> Recorded data
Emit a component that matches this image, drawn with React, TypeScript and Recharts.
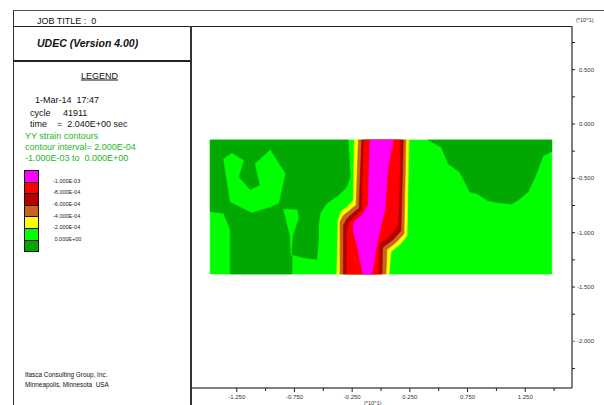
import { Scatter, ScatterChart, XAxis, YAxis } from "recharts"

const FONT = '"Liberation Sans", Arial, Helvetica, sans-serif'
const GREEN_TEXT = "#22b822"

// contour legend (top to bottom)
const LEVEL_COLORS = ["#ff00ff", "#ff0000", "#b40000", "#c8641e", "#ffff00", "#00ff00", "#00a800"]
const LEVEL_LABELS = ["-1.000E-03", "-8.000E-04", "-6.000E-04", "-4.000E-04", "-2.000E-04", " 0.000E+00"]

// axis ticks (units of *10^1)
const X_LABELED = [-1.25, -0.75, -0.25, 0.25, 0.75, 1.25]
const X_MINOR = [-1, -0.5, 0, 0.5, 1, 1.5]
const Y_LABELED = [0.5, 0, -0.5, -1, -1.5, -2]
const Y_MINOR = [0.75, 0.25, -0.25, -0.75, -1.25, -1.75, -2.25]

// model block edges
const LEFT = -1.48
const RIGHT = 1.48
const TOP = -0.147
const BOT = -1.38

// contour regions
const blockArea: number[][] = [[LEFT, TOP], [RIGHT, TOP], [RIGHT, BOT], [LEFT, BOT]]
const darkLeft: number[][] = [
  [LEFT, TOP], [-0.285, TOP], [-0.268, -0.488], [-0.297, -0.579], [-0.369, -0.655], [-0.47, -0.73],
  [-0.528, -0.821], [-0.542, -0.927], [-0.542, -1.064], [-0.556, -1.245], [-0.672, -1.23], [-0.77, -1.2],
  [-0.772, BOT], [-1.306, BOT], [-1.306, -0.973], [-1.364, -0.821], [LEFT, -0.806],
]
const darkRight: number[][] = [
  [0.409, TOP], [0.525, -0.215], [0.582, -0.366], [0.683, -0.443], [0.77, -0.625], [0.828, -0.639],
  [0.928, -0.706], [1.029, -0.725], [1.131, -0.736], [1.188, -0.7], [1.274, -0.625], [1.347, -0.457],
  [1.404, -0.291], [RIGHT, -0.252], [RIGHT, TOP],
]
const brightU: number[][] = [
  [-1.364, -0.321], [-1.292, -0.27], [-1.191, -0.336], [-1.234, -0.488], [-1.133, -0.609], [-1.047, -0.564],
  [-1.09, -0.366], [-0.96, -0.239], [-0.83, -0.457], [-0.888, -0.73], [-0.96, -0.761], [-1.119, -0.815],
  [-1.306, -0.715],
]
const brightWedge: number[][] = [
  [-0.845, -0.785], [-0.727, -0.791], [-0.715, -0.864], [-0.766, -1.027], [-0.779, -1.215], [-0.787, -1.027],
  [-0.822, -0.882],
]
const band2e4: number[][] = [
  [-0.231, TOP], [-0.24, -0.7], [-0.285, -0.755], [-0.346, -0.806], [-0.372, -0.882], [-0.383, BOT],
  [0.069, BOT], [0.087, -1.173], [0.164, -1.109], [0.225, -1.027], [0.242, TOP],
]
const band4e4: number[][] = [
  [-0.196, TOP], [-0.216, -0.745], [-0.277, -0.8], [-0.329, -0.845], [-0.355, -0.9], [-0.355, BOT],
  [0.043, BOT], [0.052, -1.155], [0.138, -1.082], [0.199, -1.009], [0.216, TOP],
]
const band6e4: number[][] = [
  [-0.167, TOP], [-0.19, -0.773], [-0.251, -0.827], [-0.297, -0.873], [-0.326, -0.936], [-0.326, BOT],
  [0.009, BOT], [0.013, -1.136], [0.104, -1.064], [0.173, -0.982], [0.193, TOP],
]
const band8e4: number[][] = [
  [-0.147, TOP], [-0.164, -0.791], [-0.216, -0.845], [-0.268, -0.9], [-0.294, -0.973], [-0.294, BOT],
  [-0.026, BOT], [-0.017, -1.1], [0.078, -1.027], [0.147, -0.927], [0.164, -0.409], [0.164, TOP],
]
const band10e4: number[][] = [
  [-0.095, TOP], [-0.112, -0.745], [-0.164, -0.836], [-0.234, -0.9], [-0.242, -0.973], [-0.199, -1.155],
  [-0.156, BOT], [-0.078, BOT], [-0.043, -1.155], [-0.009, -0.973], [0.035, -0.791], [0.061, -0.4],
  [0.106, TOP],
]

const regions = [
  { name: "base", pts: blockArea, color: LEVEL_COLORS[5] },
  { name: "darkLeft", pts: darkLeft, color: LEVEL_COLORS[6] },
  { name: "darkRight", pts: darkRight, color: LEVEL_COLORS[6] },
  { name: "brightU", pts: brightU, color: LEVEL_COLORS[5] },
  { name: "brightWedge", pts: brightWedge, color: LEVEL_COLORS[5] },
  { name: "b2", pts: band2e4, color: LEVEL_COLORS[4] },
  { name: "b4", pts: band4e4, color: LEVEL_COLORS[3] },
  { name: "b6", pts: band6e4, color: LEVEL_COLORS[2] },
  { name: "b8", pts: band8e4, color: LEVEL_COLORS[1] },
  { name: "b10", pts: band10e4, color: LEVEL_COLORS[0] },
]

const polygonLine = (color: string) => (props: any) => {
  const pts = (props.points || []) as { x: number; y: number }[]
  if (!pts.length) return <g />
  const d = pts.map((p, i) => `${i === 0 ? "M" : "L"}${p.x},${p.y}`).join("") + "Z"
  return <path d={d} fill={color} stroke={color} strokeWidth={0.6} />
}

const hiddenDot = () => <g />

const renderXTick = (props: any) => {
  const { x, y, payload } = props
  const major = X_LABELED.includes(payload.value)
  return (
    <g>
      <line x1={x} y1={y} x2={x} y2={y + (major ? 4 : 3)} stroke="#222" strokeWidth={1} />
      {major && (
        <text x={x} y={y + 11} textAnchor="middle" fontSize={6} fontFamily={FONT} fill="#333">
          {payload.value.toFixed(3)}
        </text>
      )}
    </g>
  )
}

const renderYTick = (props: any) => {
  const { x, y, payload } = props
  const major = Y_LABELED.includes(payload.value)
  return (
    <g>
      <line x1={x} y1={y} x2={x + 3} y2={y} stroke={payload.value === -2 ? GREEN_TEXT : "#222"} strokeWidth={1} />
      {major && (
        <text x={x + 22} y={y + 2} textAnchor="end" fontSize={6} fontFamily={FONT} fill="#333">
          {payload.value.toFixed(3)}
        </text>
      )}
    </g>
  )
}

function Txt({ x, y, size = 9, color = "#111", style, children }: any) {
  return (
    <div
      style={{
        position: "absolute",
        left: x,
        top: y,
        transform: "translateY(-50%)",
        fontSize: size,
        lineHeight: 1,
        whiteSpace: "pre",
        color,
        ...style,
      }}
    >
      {children}
    </div>
  )
}

function Rule({ x, y, w, h, c = "#333" }: any) {
  return <div style={{ position: "absolute", left: x, top: y, width: w, height: h, background: c }} />
}

export default function App() {
  const xTicks = [...X_LABELED, ...X_MINOR].sort((a, b) => a - b)
  const yTicks = [...Y_LABELED, ...Y_MINOR].sort((a, b) => a - b)

  return (
    <div
      style={{
        position: "absolute",
        left: 0,
        top: 0,
        width: 604,
        height: 405,
        overflow: "hidden",
        background: "#fff",
        fontFamily: FONT,
      }}
    >
      <div style={{ position: "absolute", left: 0, top: 0 }}>
        <ScatterChart width={604} height={405} margin={{ top: 26, right: 0, bottom: 0, left: 190 }}>
          <XAxis
            type="number"
            dataKey="x"
            domain={[-1.655, 1.655]}
            allowDataOverflow
            ticks={xTicks}
            interval={0}
            height={17}
            tickSize={0}
            tickMargin={0}
            tickLine={false}
            axisLine={{ stroke: "#555", strokeWidth: 1.5 }}
            tick={renderXTick}
          />
          <YAxis
            type="number"
            dataKey="y"
            orientation="right"
            domain={[-2.429, 0.902]}
            allowDataOverflow
            ticks={yTicks}
            interval={0}
            width={32}
            tickSize={0}
            tickMargin={0}
            tickLine={false}
            axisLine={{ stroke: "#555", strokeWidth: 1.5 }}
            tick={renderYTick}
          />
          {regions.map((r) => (
            <Scatter
              key={r.name}
              name={r.name}
              data={r.pts.map(([x, y]) => ({ x, y }))}
              fill={r.color}
              line={polygonLine(r.color)}
              lineType="joint"
              shape={hiddenDot}
              isAnimationActive={false}
            />
          ))}
        </ScatterChart>
      </div>

      {/* frame */}
      <Rule x={13} y={10} w={591} h={1} c="#555" />
      <Rule x={13} y={10} w={1} h={395} c="#333" />
      <Rule x={13} y={25.5} w={559} h={1.5} c="#222" />
      <Rule x={13} y={60} w={177} h={1.5} c="#222" />
      <Rule x={189.5} y={26} w={2} h={379} c="#333" />

      <Txt x={37} y={20.5}>JOB TITLE :  0</Txt>
      <Txt x={37} y={43} size={10.5} style={{ fontWeight: "bold", fontStyle: "italic" }}>
        UDEC (Version 4.00)
      </Txt>
      <Txt x={81} y={76} style={{ textDecoration: "underline" }}>LEGEND</Txt>
      <Txt x={35} y={99.5}>1-Mar-14  17:47</Txt>
      <Txt x={30} y={112.5}>cycle     41911</Txt>
      <Txt x={30} y={124}>time    =  2.040E+00 sec</Txt>
      <Txt x={25} y={136} color={GREEN_TEXT}>YY strain contours</Txt>
      <Txt x={25} y={146.7} color={GREEN_TEXT}>contour interval= 2.000E-04</Txt>
      <Txt x={25} y={157.7} color={GREEN_TEXT}>-1.000E-03 to  0.000E+00</Txt>

      {LEVEL_COLORS.map((c, i) => (
        <div
          key={c}
          style={{
            position: "absolute",
            left: 24,
            top: 170 + i * 11.6,
            width: 15,
            height: 12.6,
            boxSizing: "border-box",
            border: "1px solid #111",
            background: c,
          }}
        />
      ))}
      {LEVEL_LABELS.map((t, i) => (
        <Txt key={t} x={53} y={181.7 + i * 11.6} size={5.5} color="#222">
          {t}
        </Txt>
      ))}

      <Txt x={25} y={375} size={6.4}>Itasca Consulting Group, Inc.</Txt>
      <Txt x={25} y={384.5} size={6.4}>Minneapolis, Minnesota  USA</Txt>

      <Txt x={576} y={21} size={5.5} color="#333">(*10^1)</Txt>
      <Txt x={364} y={404} size={5.5} color="#333">(*10^1)</Txt>
    </div>
  )
}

> Task prompt
Copy nothing but the lines from the top of the data down to the line containing "const BOT = -1.38", and leave the pictures out.

> Answer for the task
Emit a component that matches this image, drawn with React, TypeScript and Recharts.
import { Scatter, ScatterChart, XAxis, YAxis } from "recharts"

const FONT = '"Liberation Sans", Arial, Helvetica, sans-serif'
const GREEN_TEXT = "#22b822"

// contour legend (top to bottom)
const LEVEL_COLORS = ["#ff00ff", "#ff0000", "#b40000", "#c8641e", "#ffff00", "#00ff00", "#00a800"]
const LEVEL_LABELS = ["-1.000E-03", "-8.000E-04", "-6.000E-04", "-4.000E-04", "-2.000E-04", " 0.000E+00"]

// axis ticks (units of *10^1)
const X_LABELED = [-1.25, -0.75, -0.25, 0.25, 0.75, 1.25]
const X_MINOR = [-1, -0.5, 0, 0.5, 1, 1.5]
const Y_LABELED = [0.5, 0, -0.5, -1, -1.5, -2]
const Y_MINOR = [0.75, 0.25, -0.25, -0.75, -1.25, -1.75, -2.25]

// model block edges
const LEFT = -1.48
const RIGHT = 1.48
const TOP = -0.147
const BOT = -1.38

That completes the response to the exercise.